How do the internal struggles cease and become outward signs, fruit, of the
life in Christ? Jesus said we must remain in Him. An active verb that seems to
be passive at first, but a passive verb is one where the subject is being acted
upon, not where the subject is passive in the sentence. So, remaining in,
abiding in, enduring in, living in, staying in, persevering in, or continuing
in Christ is active in both the English and Greek languages and in practice. I
must act to abide in Christ. He, almost promisingly says, I abide in you. Not I
will abide in you, but, due to the
fact that we are already clean because of the word spoken to us, He abides in
us. It is a statement of truth, of fact, and so, being it is Jesus, it is as
good as a promise; we can count on the fact that he abides in us. And, if we
abide in him, we will bear much fruit. The picture is clear. The branch is intrinsically
the vine, there is no distinction between the two as long as the connection
remains. Once separated the divergence is obvious. The branch ceases to be what
the vine is, it can neither give nor bear life, it cannot sustain its life nor
the life of anything that would have grown from it were it connected to the
vine. The life that flowed so powerfully and naturally from the vine is lost,
it is absent, it is no longer with the branch because it never was with the
branch it was always and only with the vine.
The fruit of my thoughts disconnected from the vine (Jesus)

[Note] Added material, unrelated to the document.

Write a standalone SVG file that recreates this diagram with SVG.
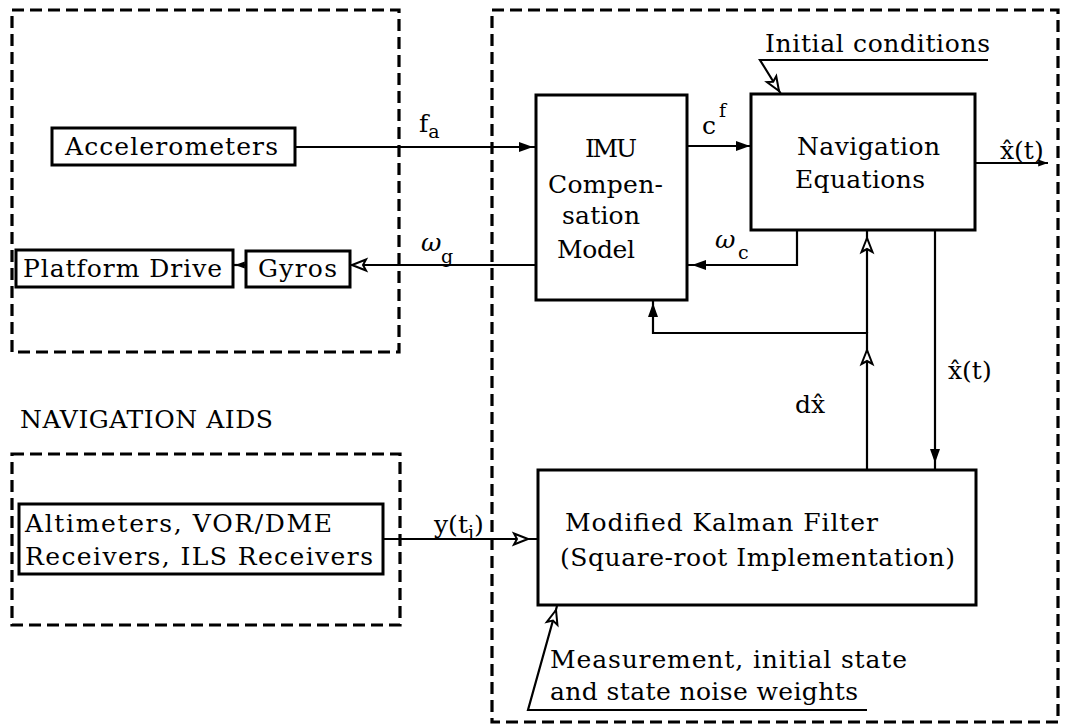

are of my own, they are neither life producing nor life giving, I cannot
produce life in and of myself. My thoughts turn to myself therefore and only of
myself when I remove myself from the life producing essence of Jesus. He hasn’t
removed himself from me, yet I have distanced myself from him and his creative
powers. Humility in light of this is to understand, realize, admit, that life
giving and life producing thought and action comes only from the connection
Jesus willingly offers to us. It’s as if he is taking us by the shoulder,
wading out into the water with us, looking us in the eye and saying, “If I can
humble myself to the point of the cross, surely you can humble yourself to stay
connected to me and not try to do this thing on your own.”